Procura-se um culpado pelos juros, mas ele está escondido no Planalto
Charge do Orlando (Sobral em Revista)
Guilherme Fiuza
Gazeta do Povo
A taxa básica de juros do Banco Central chegou a 15%, a maior em duas décadas. E os representantes do governo – os oficiais e os oficiosos – continuam procurando alguém em quem colocar a culpa. Afinal de contas, não fica nem bem para um governo que se apresenta como popular e sempre criticou os juros altos assumir essa mancha na fotografia “progressista”.
A opção preferencial é atirar contra o fantasma de Roberto Campos Neto. Até outro dia, a tarefa era mais fácil. Com Campos Neto na presidência do BC, bastava aos porta-vozes do governo petista gritar aos quatro ventos que ali estava um homem mau, socialmente insensível etc. O próprio presidente da República chegou a insinuar que Campos era uma espécie de inimigo da pátria. Bons tempos. Com a passagem de bastão para Gabriel Galípolo, indicado por Lula, a coisa deu uma complicada.
FALSA CRENÇA – As mentes fisiológicas realmente acreditam que a sucção não deixa rastros e que dá para segurar as pontas no gogó. A discurseira haveria de criar um clima favorável à redução dos juros, sem aquela tecnicidade que sempre atrapalha a boa lenda.
Aí bastaria faturar mais um indicador positivo e correr para o abraço – porque as bombas deixadas pelo populismo sempre têm efeito retardado, e o amanhã não é de ninguém.
Diferentemente do que ocorreu nos estertores da administração Dilma, porém, a política monetária (ainda) não passou a dançar conforme a música populista. E os juros continuaram subindo.
HERANÇA MALDITA – Como não dá para ficar atirando no Galípolo, os porta-vozes governamentais passaram, inicialmente, a duelar com o fantasma de Campos Neto. A insistência nos juros altos seria uma espécie de herança maldita. Um político petista chegou a afirmar que o ex-presidente do BC prefixou a elevação da taxa… Se colar, colou. Mas não colou.
E os ataques passaram a ser difusos contra a instituição do Banco Central. Parte da imprensa desistiu de embarcar na propaganda governista, talvez percebendo que, nessa área de política macroeconômica, a licença poética já foi longe demais.
Restaram algumas vozes do jornalismo oficial insistindo que o BC está errando. A sustentação desse ponto de vista é perfeitamente possível – desde que não se leia a ata do Copom.

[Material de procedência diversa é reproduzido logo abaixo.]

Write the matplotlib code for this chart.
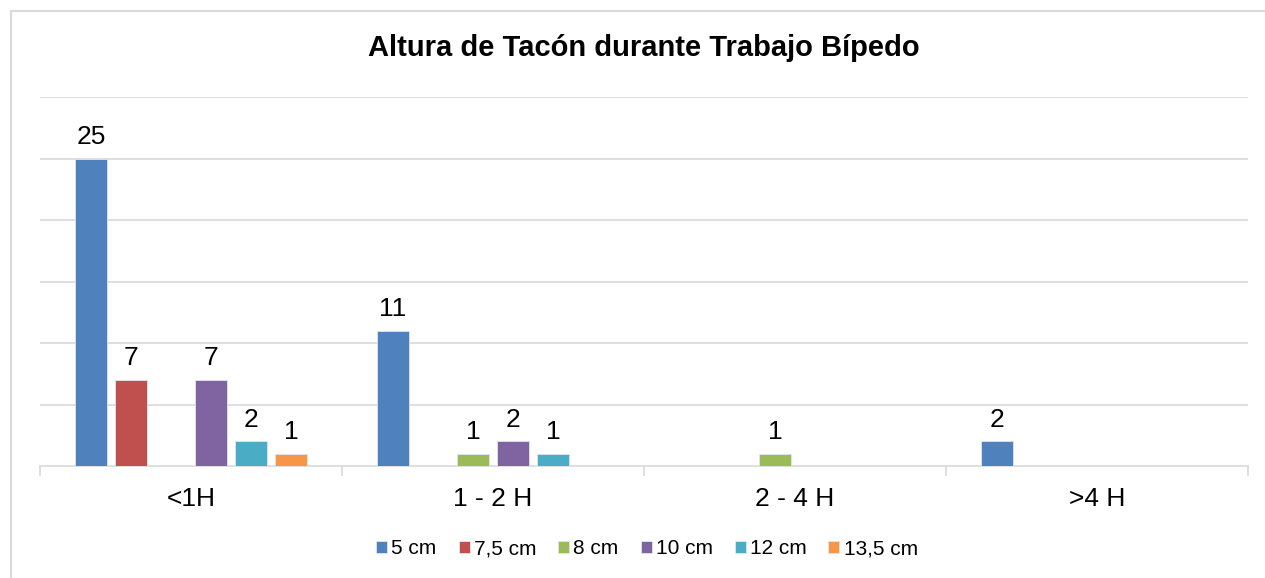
import numpy as np
import matplotlib
matplotlib.use('Agg')
import matplotlib.pyplot as plt
from matplotlib.patches import Rectangle

plt.rcParams['font.family'] = ['Liberation Sans', 'DejaVu Sans']

categories = ['<1H', '1 - 2 H', '2 - 4 H', '>4 H']
series_names = ['5 cm', '7,5 cm', '8 cm', '10 cm', '12 cm', '13,5 cm']
values = {
    '5 cm':    [25, 11, 0, 2],
    '7,5 cm':  [7, 0, 0, 0],
    '8 cm':    [0, 1, 1, 0],
    '10 cm':   [7, 2, 0, 0],
    '12 cm':   [2, 1, 0, 0],
    '13,5 cm': [1, 0, 0, 0],
}
colors = ['#4F81BD', '#C0504D', '#9BBB59', '#8064A2', '#4BACC6', '#F79646']

fig = plt.figure(figsize=(12.65, 5.78), dpi=100)
ax = fig.add_axes([40 / 1265, 1 - 466 / 578, 1208 / 1265, 369 / 578])

# frame around the chart (right/bottom edges are cut off in the original)
fig.patches.append(Rectangle((11 / 1265, -0.1), 1.2, 1 - 11 / 578 + 0.1,
                             transform=fig.transFigure, fill=False,
                             edgecolor='#D9D9D9', linewidth=1.5))

x = np.arange(len(categories)) + 0.5
step = 40 / 302
width = 32 / 302
n = len(series_names)
for i, name in enumerate(series_names):
    offs = (i - (n - 1) / 2) * step
    bars = ax.bar(x + offs, values[name], width, color=colors[i],
                  edgecolor='#dfe6f0', linewidth=0.6, label=name, zorder=3)
    labels = [str(v) if v else '' for v in values[name]]
    ax.bar_label(bars, labels=labels, padding=7, fontsize=19)

ax.set_xlim(0, len(categories))
ax.set_ylim(0, 30)
ax.set_yticks([])
for yv in [5, 10, 15, 20, 25, 30]:
    ax.axhline(yv, color='#D9D9D9', linewidth=1.2, zorder=1)

ax.set_xticks(np.arange(len(categories) + 1))
ax.set_xticklabels([])
ax.set_xticks(x, minor=True)
ax.set_xticklabels(categories, minor=True, fontsize=19)
ax.tick_params(axis='x', which='major', length=7, color='#D9D9D9', width=1.2)
ax.tick_params(axis='x', which='minor', length=0, pad=15)

for s in ['top', 'right', 'left']:
    ax.spines[s].set_visible(False)
ax.spines['bottom'].set_color('#D9D9D9')
ax.spines['bottom'].set_linewidth(1.2)

fig.text(643.5 / 1265, 1 - 48 / 578, 'Altura de Tacón durante Trabajo Bípedo',
         ha='center', va='center', fontsize=21, fontweight='bold')

fig.legend(loc='center', bbox_to_anchor=(647 / 1265, 1 - 549 / 578), ncol=6,
           frameon=False, fontsize=15, handlelength=0.53, handleheight=0.53,
           handletextpad=0.2, columnspacing=1.05)

fig.savefig('out.png', dpi=100)
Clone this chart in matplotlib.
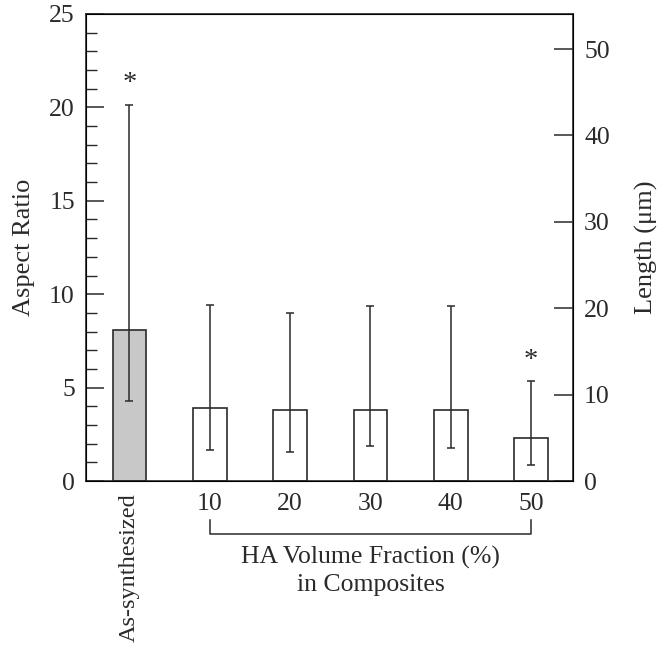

HÁ FUNDAMENTOS – Ali está tudo explicadinho, tecnicamente, sobre os fundamentos para a decisão sobre a alta dos juros. E, obviamente, a culpa que o governo procura até no além está no espelho.
A expansão dos gastos públicos segue sendo o principal fator inflacionário – e não se trata mais de uma curva de preços oscilando dentro da meta.
Já teve até executivo de grande banco declarando que, se não for restabelecido o teto de gastos, não haverá como retomar o equilíbrio da política fiscal e o controle saudável da inflação.
TAPAR OS BURACOS – Mas a retórica continua sendo a de que está tudo bem no arcabouço e que o pacote tributário vai tapar os buracos. Mas a política do remendo nunca deu e nunca dará certo. O binômio gastar & taxar mata, mais cedo ou mais tarde, a galinha dos ovos de ouro.
E os economistas que mais sabem disso são aqueles que pregaram o voto no PT, confiando que o amanhã não é de ninguém.
Mas o amanhã chegou, o Brasil está descendo a ladeira, e a responsabilidade deles está na legenda da foto.